→ **Request**:
Exclude the pictures, then copy word for word the lines running from the beginning of the records through the line with "98.3, 99.2, 100]".

------ Stored records ------

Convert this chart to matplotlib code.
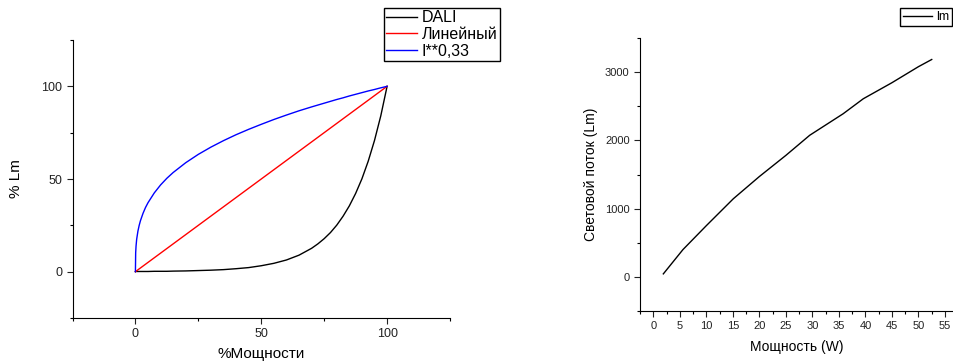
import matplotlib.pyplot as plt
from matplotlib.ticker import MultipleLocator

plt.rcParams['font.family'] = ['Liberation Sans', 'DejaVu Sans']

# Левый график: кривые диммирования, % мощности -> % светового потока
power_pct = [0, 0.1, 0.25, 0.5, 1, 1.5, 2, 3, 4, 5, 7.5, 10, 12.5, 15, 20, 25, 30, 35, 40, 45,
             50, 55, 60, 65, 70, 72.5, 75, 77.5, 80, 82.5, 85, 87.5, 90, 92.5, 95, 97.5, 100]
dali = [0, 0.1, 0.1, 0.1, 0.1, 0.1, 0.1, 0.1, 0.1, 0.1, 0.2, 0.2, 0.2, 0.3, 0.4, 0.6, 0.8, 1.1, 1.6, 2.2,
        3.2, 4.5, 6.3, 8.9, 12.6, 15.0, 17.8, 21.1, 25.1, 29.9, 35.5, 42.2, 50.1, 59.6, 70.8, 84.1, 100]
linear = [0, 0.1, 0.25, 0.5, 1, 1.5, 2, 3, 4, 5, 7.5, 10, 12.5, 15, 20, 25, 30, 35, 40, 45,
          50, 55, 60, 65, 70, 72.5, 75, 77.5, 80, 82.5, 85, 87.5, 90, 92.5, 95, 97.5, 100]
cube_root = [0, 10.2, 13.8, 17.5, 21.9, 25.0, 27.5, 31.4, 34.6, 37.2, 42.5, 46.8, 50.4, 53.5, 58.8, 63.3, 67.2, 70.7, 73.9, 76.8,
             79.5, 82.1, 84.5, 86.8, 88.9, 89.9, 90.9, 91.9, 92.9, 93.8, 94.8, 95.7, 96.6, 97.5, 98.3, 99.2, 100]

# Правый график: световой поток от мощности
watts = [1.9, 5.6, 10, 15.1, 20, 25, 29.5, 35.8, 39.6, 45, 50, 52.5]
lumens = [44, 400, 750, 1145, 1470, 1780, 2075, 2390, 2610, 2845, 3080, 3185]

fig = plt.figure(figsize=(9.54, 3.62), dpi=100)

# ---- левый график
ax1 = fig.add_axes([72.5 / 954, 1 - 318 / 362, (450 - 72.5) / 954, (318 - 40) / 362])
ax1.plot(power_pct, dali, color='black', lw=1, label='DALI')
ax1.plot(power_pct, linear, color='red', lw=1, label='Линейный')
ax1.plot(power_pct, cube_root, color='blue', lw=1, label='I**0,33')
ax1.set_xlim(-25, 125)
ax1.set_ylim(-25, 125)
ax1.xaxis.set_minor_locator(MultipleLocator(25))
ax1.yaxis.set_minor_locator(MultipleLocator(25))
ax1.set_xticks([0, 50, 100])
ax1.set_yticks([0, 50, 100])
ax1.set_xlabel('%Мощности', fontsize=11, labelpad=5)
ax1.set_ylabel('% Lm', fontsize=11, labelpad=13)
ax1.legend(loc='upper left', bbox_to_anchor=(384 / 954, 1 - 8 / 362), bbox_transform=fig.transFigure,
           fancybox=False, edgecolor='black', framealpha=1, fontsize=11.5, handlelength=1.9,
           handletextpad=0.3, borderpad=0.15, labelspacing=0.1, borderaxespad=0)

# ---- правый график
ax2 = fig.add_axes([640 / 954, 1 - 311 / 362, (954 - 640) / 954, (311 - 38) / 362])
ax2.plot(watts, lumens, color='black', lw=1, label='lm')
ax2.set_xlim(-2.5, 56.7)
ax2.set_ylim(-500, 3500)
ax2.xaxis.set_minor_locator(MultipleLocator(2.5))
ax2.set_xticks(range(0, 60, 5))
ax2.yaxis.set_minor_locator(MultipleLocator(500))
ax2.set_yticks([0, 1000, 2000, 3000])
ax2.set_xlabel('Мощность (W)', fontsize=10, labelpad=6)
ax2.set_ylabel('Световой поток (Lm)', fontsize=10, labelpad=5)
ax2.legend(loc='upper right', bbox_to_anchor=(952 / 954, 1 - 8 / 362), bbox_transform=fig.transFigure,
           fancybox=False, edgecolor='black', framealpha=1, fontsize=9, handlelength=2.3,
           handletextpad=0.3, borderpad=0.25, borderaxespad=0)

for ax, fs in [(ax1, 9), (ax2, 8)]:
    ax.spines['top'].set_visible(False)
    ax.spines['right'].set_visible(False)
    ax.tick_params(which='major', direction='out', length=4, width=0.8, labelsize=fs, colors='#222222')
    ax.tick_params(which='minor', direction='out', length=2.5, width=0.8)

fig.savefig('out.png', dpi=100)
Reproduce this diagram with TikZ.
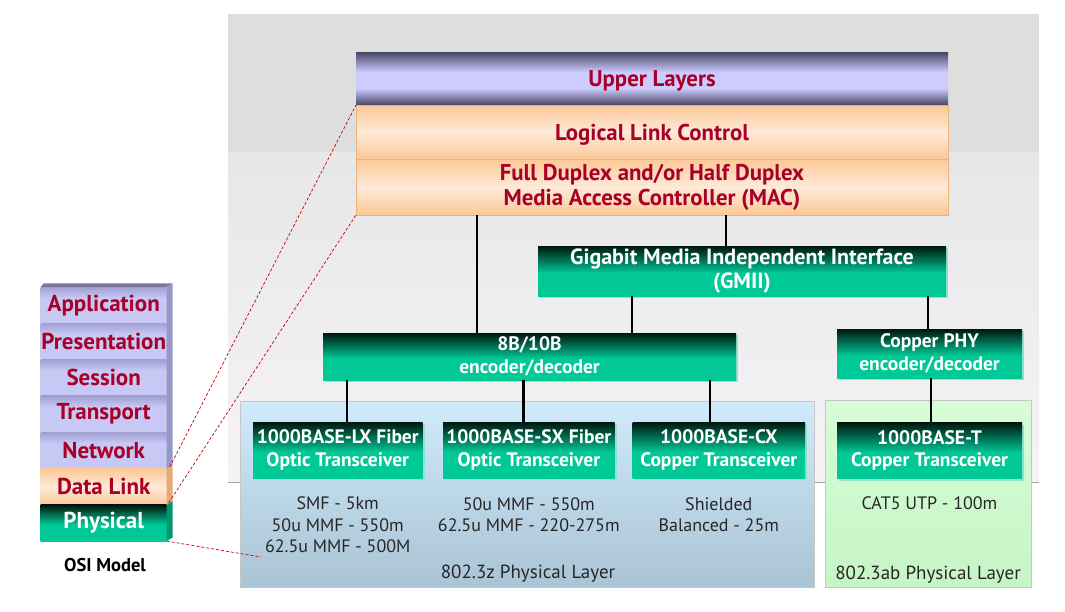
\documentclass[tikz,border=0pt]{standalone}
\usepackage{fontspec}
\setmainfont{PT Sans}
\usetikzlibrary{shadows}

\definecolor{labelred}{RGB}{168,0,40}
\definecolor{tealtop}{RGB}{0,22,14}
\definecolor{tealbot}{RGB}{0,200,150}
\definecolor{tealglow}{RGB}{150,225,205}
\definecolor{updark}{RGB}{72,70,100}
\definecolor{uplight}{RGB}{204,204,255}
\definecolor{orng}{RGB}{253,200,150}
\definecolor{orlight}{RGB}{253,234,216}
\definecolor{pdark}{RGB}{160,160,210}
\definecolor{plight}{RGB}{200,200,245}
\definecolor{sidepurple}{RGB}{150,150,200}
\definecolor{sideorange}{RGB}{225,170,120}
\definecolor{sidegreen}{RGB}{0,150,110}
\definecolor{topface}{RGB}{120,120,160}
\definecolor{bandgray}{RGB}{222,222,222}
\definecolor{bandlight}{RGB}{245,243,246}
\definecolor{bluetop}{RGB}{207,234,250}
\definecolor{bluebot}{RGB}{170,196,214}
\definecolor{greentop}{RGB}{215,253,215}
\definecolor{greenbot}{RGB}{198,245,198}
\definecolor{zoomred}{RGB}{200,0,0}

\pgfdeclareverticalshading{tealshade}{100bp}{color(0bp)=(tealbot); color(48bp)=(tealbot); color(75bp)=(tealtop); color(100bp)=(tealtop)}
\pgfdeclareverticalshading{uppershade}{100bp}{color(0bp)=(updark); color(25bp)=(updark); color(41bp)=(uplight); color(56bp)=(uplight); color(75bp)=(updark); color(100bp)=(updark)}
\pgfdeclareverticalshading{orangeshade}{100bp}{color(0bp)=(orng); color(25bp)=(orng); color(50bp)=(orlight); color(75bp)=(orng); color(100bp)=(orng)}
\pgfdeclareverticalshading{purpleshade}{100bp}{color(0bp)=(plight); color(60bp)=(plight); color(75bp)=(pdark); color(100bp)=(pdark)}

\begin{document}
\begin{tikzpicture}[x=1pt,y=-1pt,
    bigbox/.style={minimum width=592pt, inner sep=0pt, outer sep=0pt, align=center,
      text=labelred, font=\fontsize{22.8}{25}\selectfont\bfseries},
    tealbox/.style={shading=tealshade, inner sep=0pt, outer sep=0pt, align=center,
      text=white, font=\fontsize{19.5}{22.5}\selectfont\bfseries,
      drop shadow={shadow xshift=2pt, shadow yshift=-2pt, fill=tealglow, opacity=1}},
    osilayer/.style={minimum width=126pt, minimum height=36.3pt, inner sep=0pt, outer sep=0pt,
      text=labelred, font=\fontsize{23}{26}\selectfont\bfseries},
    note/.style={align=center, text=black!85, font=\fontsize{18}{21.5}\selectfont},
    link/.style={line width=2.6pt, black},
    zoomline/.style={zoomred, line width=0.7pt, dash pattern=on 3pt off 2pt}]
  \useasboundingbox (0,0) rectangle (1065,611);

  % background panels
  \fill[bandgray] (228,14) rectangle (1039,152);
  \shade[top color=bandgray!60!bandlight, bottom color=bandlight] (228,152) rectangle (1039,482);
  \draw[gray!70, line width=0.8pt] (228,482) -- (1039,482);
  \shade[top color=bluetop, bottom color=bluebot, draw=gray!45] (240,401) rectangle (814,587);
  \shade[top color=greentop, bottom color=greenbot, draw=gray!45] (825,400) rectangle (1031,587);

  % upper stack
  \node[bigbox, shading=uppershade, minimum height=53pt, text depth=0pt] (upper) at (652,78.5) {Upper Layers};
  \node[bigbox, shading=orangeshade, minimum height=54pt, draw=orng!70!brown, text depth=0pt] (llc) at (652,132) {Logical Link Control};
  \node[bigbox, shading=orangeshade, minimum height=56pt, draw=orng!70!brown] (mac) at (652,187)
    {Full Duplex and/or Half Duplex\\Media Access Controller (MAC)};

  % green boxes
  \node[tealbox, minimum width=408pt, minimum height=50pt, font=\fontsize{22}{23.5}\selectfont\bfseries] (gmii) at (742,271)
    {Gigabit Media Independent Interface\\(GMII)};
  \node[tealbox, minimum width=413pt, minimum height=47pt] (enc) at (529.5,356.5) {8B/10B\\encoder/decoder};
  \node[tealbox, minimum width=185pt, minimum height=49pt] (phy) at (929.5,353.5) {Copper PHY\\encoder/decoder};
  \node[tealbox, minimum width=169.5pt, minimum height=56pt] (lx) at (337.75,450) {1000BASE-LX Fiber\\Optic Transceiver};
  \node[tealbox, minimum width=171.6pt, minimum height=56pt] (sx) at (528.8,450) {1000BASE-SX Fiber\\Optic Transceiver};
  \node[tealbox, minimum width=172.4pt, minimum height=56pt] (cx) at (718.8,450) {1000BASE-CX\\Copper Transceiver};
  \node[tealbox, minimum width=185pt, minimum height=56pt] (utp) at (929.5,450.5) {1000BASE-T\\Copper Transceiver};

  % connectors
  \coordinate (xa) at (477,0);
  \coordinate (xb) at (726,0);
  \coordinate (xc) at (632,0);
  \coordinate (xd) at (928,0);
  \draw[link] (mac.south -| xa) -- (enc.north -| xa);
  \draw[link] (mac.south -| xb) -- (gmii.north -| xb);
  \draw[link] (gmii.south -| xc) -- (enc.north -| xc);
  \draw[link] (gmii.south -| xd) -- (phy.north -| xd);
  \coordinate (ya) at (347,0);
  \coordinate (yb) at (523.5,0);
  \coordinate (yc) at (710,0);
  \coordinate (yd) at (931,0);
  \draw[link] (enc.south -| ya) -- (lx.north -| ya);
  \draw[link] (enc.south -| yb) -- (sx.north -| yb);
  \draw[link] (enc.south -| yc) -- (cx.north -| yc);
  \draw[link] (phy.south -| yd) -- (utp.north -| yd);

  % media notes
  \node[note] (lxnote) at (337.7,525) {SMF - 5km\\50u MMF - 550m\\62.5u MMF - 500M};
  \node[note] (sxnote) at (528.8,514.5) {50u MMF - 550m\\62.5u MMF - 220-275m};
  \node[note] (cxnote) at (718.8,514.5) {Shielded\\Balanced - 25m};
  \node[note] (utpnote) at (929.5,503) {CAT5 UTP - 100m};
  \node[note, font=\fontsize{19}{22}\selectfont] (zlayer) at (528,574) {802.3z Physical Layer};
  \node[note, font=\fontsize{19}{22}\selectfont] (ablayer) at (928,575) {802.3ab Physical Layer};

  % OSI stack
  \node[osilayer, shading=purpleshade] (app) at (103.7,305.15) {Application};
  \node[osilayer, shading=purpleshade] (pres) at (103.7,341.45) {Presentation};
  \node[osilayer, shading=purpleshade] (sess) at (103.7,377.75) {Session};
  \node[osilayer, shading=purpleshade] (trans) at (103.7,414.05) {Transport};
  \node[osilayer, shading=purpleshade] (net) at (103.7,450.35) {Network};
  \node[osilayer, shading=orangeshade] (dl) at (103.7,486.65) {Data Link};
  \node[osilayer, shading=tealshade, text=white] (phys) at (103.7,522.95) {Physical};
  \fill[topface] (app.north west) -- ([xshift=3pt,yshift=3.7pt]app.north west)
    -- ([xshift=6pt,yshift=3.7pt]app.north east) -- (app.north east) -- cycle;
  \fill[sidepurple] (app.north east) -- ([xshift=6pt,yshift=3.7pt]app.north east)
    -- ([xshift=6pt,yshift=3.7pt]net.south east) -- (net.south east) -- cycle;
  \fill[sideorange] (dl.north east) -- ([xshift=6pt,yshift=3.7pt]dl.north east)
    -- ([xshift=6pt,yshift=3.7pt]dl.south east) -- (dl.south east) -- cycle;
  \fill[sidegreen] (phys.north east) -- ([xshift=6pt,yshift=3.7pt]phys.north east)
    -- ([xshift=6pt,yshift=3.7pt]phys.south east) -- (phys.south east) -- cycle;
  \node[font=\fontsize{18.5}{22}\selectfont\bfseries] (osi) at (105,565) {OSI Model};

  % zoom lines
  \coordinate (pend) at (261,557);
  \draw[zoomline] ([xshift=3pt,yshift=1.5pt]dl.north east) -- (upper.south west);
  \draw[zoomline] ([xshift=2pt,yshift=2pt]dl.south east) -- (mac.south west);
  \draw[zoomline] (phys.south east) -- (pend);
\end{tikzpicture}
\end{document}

------

→ **Solution**:
Convert this chart to matplotlib code.
import matplotlib.pyplot as plt
from matplotlib.ticker import MultipleLocator

plt.rcParams['font.family'] = ['Liberation Sans', 'DejaVu Sans']

# Левый график: кривые диммирования, % мощности -> % светового потока
power_pct = [0, 0.1, 0.25, 0.5, 1, 1.5, 2, 3, 4, 5, 7.5, 10, 12.5, 15, 20, 25, 30, 35, 40, 45,
             50, 55, 60, 65, 70, 72.5, 75, 77.5, 80, 82.5, 85, 87.5, 90, 92.5, 95, 97.5, 100]
dali = [0, 0.1, 0.1, 0.1, 0.1, 0.1, 0.1, 0.1, 0.1, 0.1, 0.2, 0.2, 0.2, 0.3, 0.4, 0.6, 0.8, 1.1, 1.6, 2.2,
        3.2, 4.5, 6.3, 8.9, 12.6, 15.0, 17.8, 21.1, 25.1, 29.9, 35.5, 42.2, 50.1, 59.6, 70.8, 84.1, 100]
linear = [0, 0.1, 0.25, 0.5, 1, 1.5, 2, 3, 4, 5, 7.5, 10, 12.5, 15, 20, 25, 30, 35, 40, 45,
          50, 55, 60, 65, 70, 72.5, 75, 77.5, 80, 82.5, 85, 87.5, 90, 92.5, 95, 97.5, 100]
cube_root = [0, 10.2, 13.8, 17.5, 21.9, 25.0, 27.5, 31.4, 34.6, 37.2, 42.5, 46.8, 50.4, 53.5, 58.8, 63.3, 67.2, 70.7, 73.9, 76.8,
             79.5, 82.1, 84.5, 86.8, 88.9, 89.9, 90.9, 91.9, 92.9, 93.8, 94.8, 95.7, 96.6, 97.5, 98.3, 99.2, 100]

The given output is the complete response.